Retype exactly the lines from the first one through the line with "plt.rcParams['font.family'] = ['Roboto', 'DejaVu", including both ends; skip any pictures.

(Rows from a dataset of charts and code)

:::::

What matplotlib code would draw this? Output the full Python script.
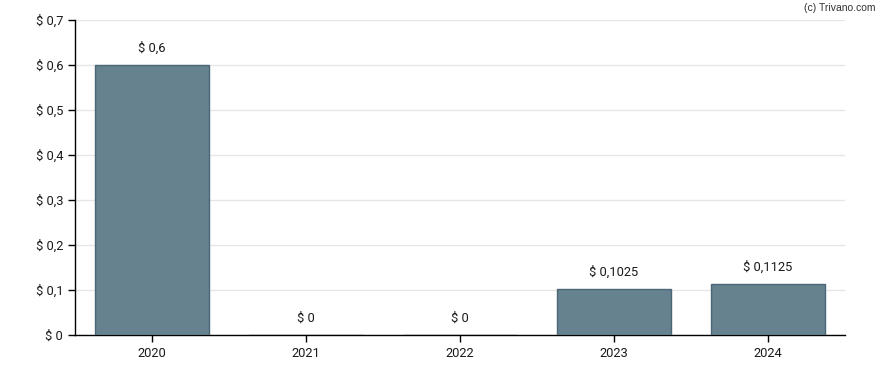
import matplotlib
matplotlib.use("Agg")
import matplotlib.pyplot as plt

years = ["2020", "2021", "2022", "2023", "2024"]
values = [0.6, 0.0, 0.0, 0.1025, 0.1125]
labels = ["$ 0,6", "$ 0", "$ 0", "$ 0,1025", "$ 0,1125"]
yticks = [0, 0.1, 0.2, 0.3, 0.4, 0.5, 0.6, 0.7]
ytick_labels = ["$ 0", "$ 0,1", "$ 0,2", "$ 0,3", "$ 0,4", "$ 0,5", "$ 0,6", "$ 0,7"]

plt.rcParams['font.family'] = ['Roboto', 'DejaVu Sans']

fig = plt.figure(figsize=(8.88, 3.70), dpi=100)
ax = fig.add_axes([75/888, 35/370, 770/888, 315/370])

x = list(range(len(years)))
ax.bar(x, values, width=0.74, color="#66828f", edgecolor="#4b6677", linewidth=1, zorder=3)
for xi, v, lab in zip(x, values, labels):
    ax.annotate(lab, (xi, v), xytext=(0, 7.5), textcoords="offset points",
                ha="center", va="bottom", fontsize=9.3, color="#1a1a1a")

ax.set_xlim(-0.5, 4.5)
ax.set_ylim(0, 0.7)
ax.set_xticks(x)
ax.set_xticklabels(years)
ax.set_yticks(yticks)
ax.set_yticklabels(ytick_labels)
ax.tick_params(axis="both", labelsize=9.3, colors="#1a1a1a", length=5, width=1)
ax.tick_params(axis="both", color="#000000")
ax.grid(axis="y", color="#e6e6e6", linewidth=1, zorder=0)
ax.set_axisbelow(True)
for s in ["top", "right"]:
    ax.spines[s].set_visible(False)
for s in ["left", "bottom"]:
    ax.spines[s].set_color("#000000")
    ax.spines[s].set_linewidth(1)

fig.text(875/888, 1 - 8/370, "(c) Trivano.com", ha="right", va="center",
         fontsize=7.5, color="#333333", family=["Liberation Sans", "DejaVu Sans"])

fig.savefig("out.png", dpi=100)
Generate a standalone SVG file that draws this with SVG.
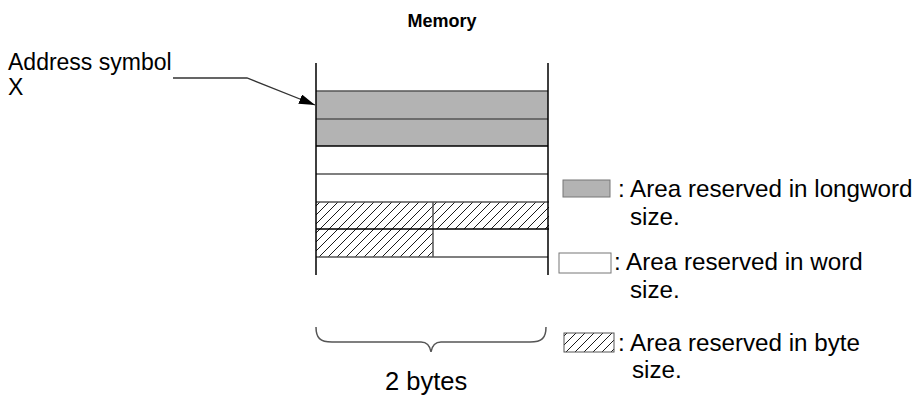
<svg xmlns="http://www.w3.org/2000/svg" width="918" height="396" viewBox="0 0 918 396">
<defs>
<pattern id="hatch" patternUnits="userSpaceOnUse" width="9" height="9">
<path d="M-1,10 L10,-1 M-2,2 L2,-2 M7,11 L11,7" stroke="#000" stroke-width="0.9"/>
</pattern>
<marker id="arr" markerWidth="16" markerHeight="10" refX="16" refY="5" orient="auto" markerUnits="userSpaceOnUse">
<path d="M0,0 L16,5 L0,10 Z" fill="#000"/>
</marker>
<style>
text{font-family:"Liberation Sans",Arial,sans-serif;font-size:24.2px;fill:#000}
.a{font-size:23px}
.c{font-size:25.5px}
.b{font-weight:bold;font-size:18px}
.ln{stroke:#555;stroke-width:1.5;fill:none}
.blk{stroke:#000;stroke-width:1.5;fill:none}
.grey{fill:#b3b3b3}
</style>
</defs>
<text class="b" x="442" y="27" text-anchor="middle">Memory</text>
<g id="memory">
<rect class="grey" x="316" y="91" width="232" height="55"/>
<rect x="316" y="202" width="233" height="27" fill="url(#hatch)"/>
<rect x="316" y="229" width="117" height="28" fill="url(#hatch)"/>
<path class="ln" d="M316,91 H548 M316,119 H548 M316,174 H548 M316,202 H549 M316,257 H548 M433,202 V257"/>
<path class="blk" d="M316,146 H548 M316,229 H549"/>
<path class="blk" d="M316,63 V275 M548,63 V275"/>
</g>
<g id="address">
<text class="a" x="8" y="70">Address symbol</text>
<text class="a" x="8" y="95">X</text>
</g>
<g id="connectors">
<path d="M173,78 H247 L315,105" stroke="#333" stroke-width="1.3" fill="none" marker-end="url(#arr)"/>
</g>
<g id="brace">
<path class="ln" d="M316,327 C316,338 320,342 332,342 H421 C427,342 430,346 431,352 C432,346 435,342 441,342 H530 C542,342 546,338 546,327"/>
<text class="c" x="385" y="390">2 bytes</text>
</g>
<g id="legend-longword">
<rect class="grey" x="563" y="180" width="47" height="17" stroke="#777" stroke-width="1"/>
<text x="618" y="197">: Area reserved in longword</text>
<text x="630" y="225">size.</text>
</g>
<g id="legend-word">
<rect x="559" y="253" width="52" height="20" fill="#fff" stroke="#777" stroke-width="1"/>
<text x="614" y="270">: Area reserved in word</text>
<text x="630" y="298">size.</text>
</g>
<g id="legend-byte">
<rect x="564" y="333" width="50" height="19" fill="url(#hatch)" stroke="#555" stroke-width="1"/>
<text x="618" y="351">: Area reserved in byte</text>
<text x="632" y="378">size.</text>
</g>
</svg>
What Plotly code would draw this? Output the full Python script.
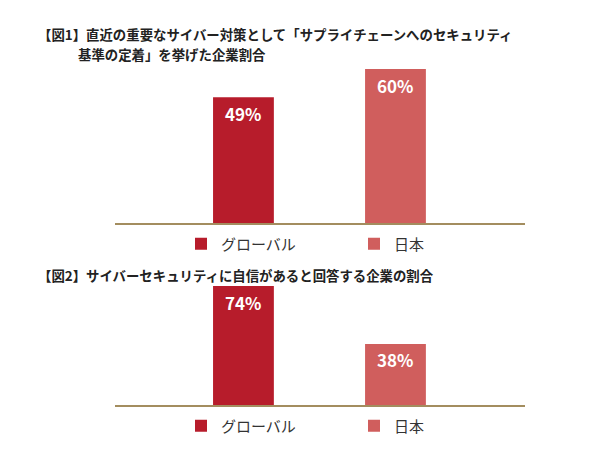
import plotly.graph_objects as go

categories = ["グローバル", "日本"]
fig1_values = [49, 60]
fig2_values = [74, 38]
fig1_title_line1 = "【図1】直近の重要なサイバー対策として「サプライチェーンへのセキュリティ"
fig1_title_line2 = "基準の定着」を挙げた企業割合"
fig2_title = "【図2】サイバーセキュリティに自信があると回答する企業の割合"
colors = ["#b71c2b", "#d05e5d"]

FONT = "Noto Sans CJK JP"
fig = go.Figure()

for i, cat in enumerate(categories):
    fig.add_trace(go.Bar(x=[cat], y=[fig1_values[i]], name=cat, marker=dict(color=colors[i], line=dict(width=0)),
                         width=0.4, xaxis="x", yaxis="y", legend="legend", hoverinfo="skip"))
for i, cat in enumerate(categories):
    fig.add_trace(go.Bar(x=[cat], y=[fig2_values[i]], name=cat, marker=dict(color=colors[i], line=dict(width=0)),
                         width=0.4, xaxis="x2", yaxis="y2", legend="legend2", hoverinfo="skip"))

annotations = []
for i, cat in enumerate(categories):
    annotations.append(dict(x=cat, y=fig1_values[i], xref="x", yref="y", text=f"{fig1_values[i]}%",
                            showarrow=False, yshift=-16, yanchor="middle",
                            font=dict(family=FONT, size=17, color="white", weight="bold")))
    annotations.append(dict(x=cat, y=fig2_values[i], xref="x2", yref="y2", text=f"{fig2_values[i]}%",
                            showarrow=False, yshift=-16, yanchor="middle",
                            font=dict(family=FONT, size=17, color="white", weight="bold")))

title_font = dict(family=FONT, size=13.4, color="#222222", weight="bold")
annotations.append(dict(x=37/600, y=1-34/450, xref="paper", yref="paper", xanchor="left", yanchor="middle",
                        text=fig1_title_line1, showarrow=False, font=title_font, borderpad=0))
annotations.append(dict(x=77/600, y=1-54/450, xref="paper", yref="paper", xanchor="left", yanchor="middle",
                        text=fig1_title_line2, showarrow=False, font=title_font, borderpad=0))
annotations.append(dict(x=37/600, y=1-275/450, xref="paper", yref="paper", xanchor="left", yanchor="middle",
                        text=fig2_title, showarrow=False, font=title_font, borderpad=0))

xr = [-0.845, 1.852]
axis_common = dict(range=xr, showline=True, linecolor="#a38d5f", linewidth=2, showticklabels=False,
                   ticks="", showgrid=False, zeroline=False, fixedrange=True)
legend_common = dict(orientation="h", xanchor="left", yanchor="middle", entrywidth=128,
                     font=dict(family=FONT, size=15, color="#333333"), bgcolor="rgba(0,0,0,0)")

fig.update_layout(
    width=600, height=450, margin=dict(l=0, r=0, t=0, b=0),
    paper_bgcolor="white", plot_bgcolor="white", barmode="overlay",
    xaxis=dict(domain=[115/600, 525/600], anchor="y", **axis_common),
    yaxis=dict(domain=[1-223/450, 1-69/450], range=[0, 60], visible=False, fixedrange=True),
    xaxis2=dict(domain=[115/600, 525/600], anchor="y2", **axis_common),
    yaxis2=dict(domain=[1-405/450, 1-286/450], range=[0, 74], visible=False, fixedrange=True),
    legend=dict(x=181/600, y=1-244/450, **legend_common),
    legend2=dict(x=181/600, y=1-426/450, **legend_common),
    annotations=annotations,
)

fig.write_html("out.html", config={"displayModeBar": False},
               post_script="document.body.style.margin='0';")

:::::

● **Final answer**
What matplotlib code would draw this? Output the full Python script.
import matplotlib
matplotlib.use("Agg")
import matplotlib.pyplot as plt

years = ["2020", "2021", "2022", "2023", "2024"]
values = [0.6, 0.0, 0.0, 0.1025, 0.1125]
labels = ["$ 0,6", "$ 0", "$ 0", "$ 0,1025", "$ 0,1125"]
yticks = [0, 0.1, 0.2, 0.3, 0.4, 0.5, 0.6, 0.7]
ytick_labels = ["$ 0", "$ 0,1", "$ 0,2", "$ 0,3", "$ 0,4", "$ 0,5", "$ 0,6", "$ 0,7"]

plt.rcParams['font.family'] = ['Roboto', 'DejaVu Sans']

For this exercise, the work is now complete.